Before the rise of private adjudication or alternative dispute resolution systems, traditional courts, however, need to be asked similarly challenging questions: how do they situate themselves and their cases vis-à-vis other courts deciding on similar fact patterns? And what about the geographic reach of judgments? Are judgments enforceable across Europe? How do they engage with the possible consequences of their judgments when these might extend to areas outside of their jurisdiction? Is a new rule of comity between judicial systems emerging?
In light of the growing number of cases a new comparative approach seems to make sense. Closer cooperation between national courts and quasi-judicial institutions could also be a solution, just as the increasing use of algorithms in courts and the judicial control of algorithms in use by companies and alternative dispute mechanisms. But we can only draw the necessary conclusions based on case data. The Global Freedom of Expression case collection at Columbia University and the database of the Internet & Jurisdiction Network are important resources, but a more thorough analysis is necessary.
This analysis might also find out which judicial and quasi-judicial institutions are ‘norm entrepreneurs’ in that they seem eager to engage in Internet cases and take on influential Internet companies. These include the French data protection agency CNIL and the data protection agency of Schleswig-Holstein. Studying this judicial avant-garde may help us predict not only the characteristics of this adjudication but also which judicial and quasi-judicial institutions may take the lead in jurisprudence on algorithmic decision-making and artificial intelligence.
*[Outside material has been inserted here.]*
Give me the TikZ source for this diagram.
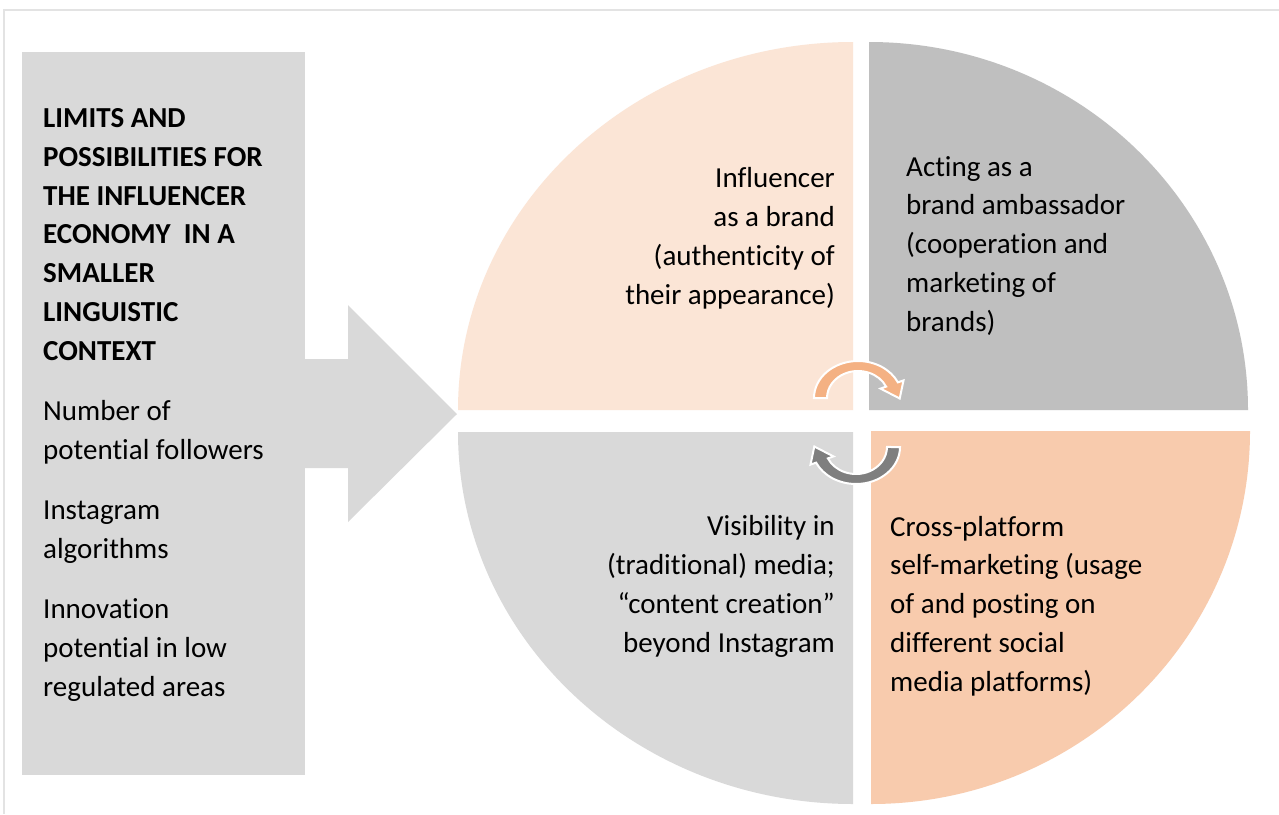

We understand courts (and quasi-judicial entities) to be part of a communicative-jurisprudential figuration. We need to further explore their contours and interlinkages. Courts and quasi-courts can be agents of disorder by relying on siloed approach to deciding cases on the Internet. Their narrow view on the cases would suggest that Courts can just partially impact the evolution of digitality. If left unremedied, these tendencies can crystallize into normative fractures that lead to legal uncertainty for states, companies and citizen-consumers.
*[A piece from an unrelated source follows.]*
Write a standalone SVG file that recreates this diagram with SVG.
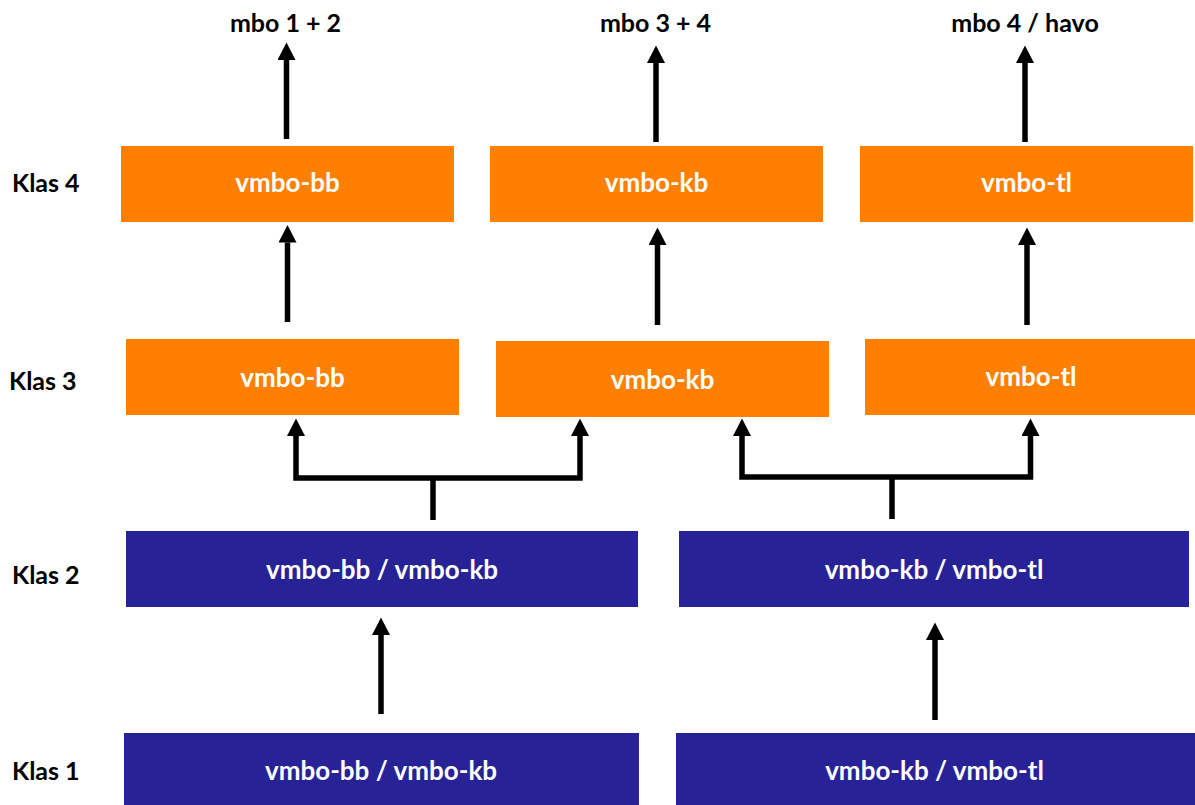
<svg xmlns="http://www.w3.org/2000/svg" width="1195" height="805" viewBox="0 0 1195 805">
<style>
  .or { fill: #FF7F00; }
  .bl { fill: #272296; }
  .bt { font-family: Lato, "Open Sans", sans-serif; font-weight: bold; font-size: 26px; fill: #FFFFFF; text-anchor: middle; }
  .lb { font-family: Lato, "Open Sans", sans-serif; font-weight: bold; font-size: 25px; fill: #000000; }
  .tp { font-family: Lato, "Open Sans", sans-serif; font-weight: bold; font-size: 25px; fill: #000000; text-anchor: middle; }
  .cn { fill: none; stroke: #000000; stroke-width: 5.5; stroke-linejoin: miter; stroke-linecap: butt; }
</style>
<defs>
  <marker id="ah" markerUnits="userSpaceOnUse" markerWidth="18" markerHeight="18" refX="0" refY="9" orient="auto-start-reverse">
    <path d="M0,0 L17.5,9 L0,18 Z" fill="#000000"/>
  </marker>
</defs>
<rect width="1195" height="805" fill="#FFFFFF"/>

<g id="labels">
  <text class="tp" x="285.5" y="32">mbo 1 + 2</text>
  <text class="tp" x="655.5" y="32">mbo 3 + 4</text>
  <text class="tp" x="1025" y="32">mbo 4 / havo</text>
  <text class="lb" x="12" y="192">Klas 4</text>
  <text class="lb" x="9" y="390">Klas 3</text>
  <text class="lb" x="12" y="584">Klas 2</text>
  <text class="lb" x="12" y="780">Klas 1</text>
</g>

<g id="k4-bb"><rect class="or" x="121" y="146" width="333" height="76"/><text class="bt" x="287.5" y="192">vmbo-bb</text></g>
<g id="k4-kb"><rect class="or" x="490" y="146" width="333" height="76"/><text class="bt" x="656.5" y="192">vmbo-kb</text></g>
<g id="k4-tl"><rect class="or" x="860" y="146" width="333" height="76"/><text class="bt" x="1026.5" y="192">vmbo-tl</text></g>

<g id="k3-bb"><rect class="or" x="126" y="339" width="333" height="76"/><text class="bt" x="292.5" y="387">vmbo-bb</text></g>
<g id="k3-kb"><rect class="or" x="496" y="341" width="333" height="76"/><text class="bt" x="662.5" y="389">vmbo-kb</text></g>
<g id="k3-tl"><rect class="or" x="865" y="339" width="330" height="76"/><text class="bt" x="1031" y="386">vmbo-tl</text></g>

<g id="k2-bbkb"><rect class="bl" x="126" y="531" width="512" height="76"/><text class="bt" x="382" y="579">vmbo-bb / vmbo-kb</text></g>
<g id="k2-kbtl"><rect class="bl" x="679" y="531" width="510" height="76"/><text class="bt" x="934" y="579">vmbo-kb / vmbo-tl</text></g>

<g id="k1-bbkb"><rect class="bl" x="124" y="733" width="515" height="72"/><text class="bt" x="381" y="780">vmbo-bb / vmbo-kb</text></g>
<g id="k1-kbtl"><rect class="bl" x="676" y="733" width="519" height="72"/><text class="bt" x="934.5" y="780">vmbo-kb / vmbo-tl</text></g>

<g id="connectors">
  <path class="cn" d="M286.5,139 V60" marker-end="url(#ah)"/>
  <path class="cn" d="M656,142 V63" marker-end="url(#ah)"/>
  <path class="cn" d="M1025,142 V63" marker-end="url(#ah)"/>

  <path class="cn" d="M287.5,322 V242.5" marker-end="url(#ah)"/>
  <path class="cn" d="M657.5,325 V245" marker-end="url(#ah)"/>
  <path class="cn" d="M1027,325 V245" marker-end="url(#ah)"/>

  <path class="cn" d="M296,436 V478 H580 V436" marker-start="url(#ah)" marker-end="url(#ah)"/>
  <path class="cn" d="M433,520 V478"/>
  <path class="cn" d="M742,436 V477 H1030.5 V436" marker-start="url(#ah)" marker-end="url(#ah)"/>
  <path class="cn" d="M892,519 V477"/>

  <path class="cn" d="M381,714 V635" marker-end="url(#ah)"/>
  <path class="cn" d="M935,720 V640" marker-end="url(#ah)"/>
</g>
</svg>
But a different (judicial) world is possible. From the prohibition of the sale of Nazi paraphernalia (as in the early Yahoo cases in France) to the delineation of filtering obligations for intermediaries (as in the Delfi, MTE and Pihl cases by the European Court of Human Rights) and from the development of a fundamental right to the guarantee of the confidentiality and integrity of information technology systems (by the German Federal Constitutional Court in 2008) to the “right to be forgotten” (in Google Spain at the CJEU) or more precisely a “European dereferencing right” (in the Advocate General’s opinion in Google/CNIL): courts have shaped the communicative figuration and normative order of the internet in the past. It is now time to take a critical look at the role that courts and quasi-judicial institutions will have on the evolution of the internet, its players and layers, rules and tools, in the future.
We see constellations of actors, including courts and quasi-judicial institutions, to have a special but understudied role in the communicative process of Internet governance. For this reason we will host a workshop series dealing with different angles of judicial power in relation to Internet governance.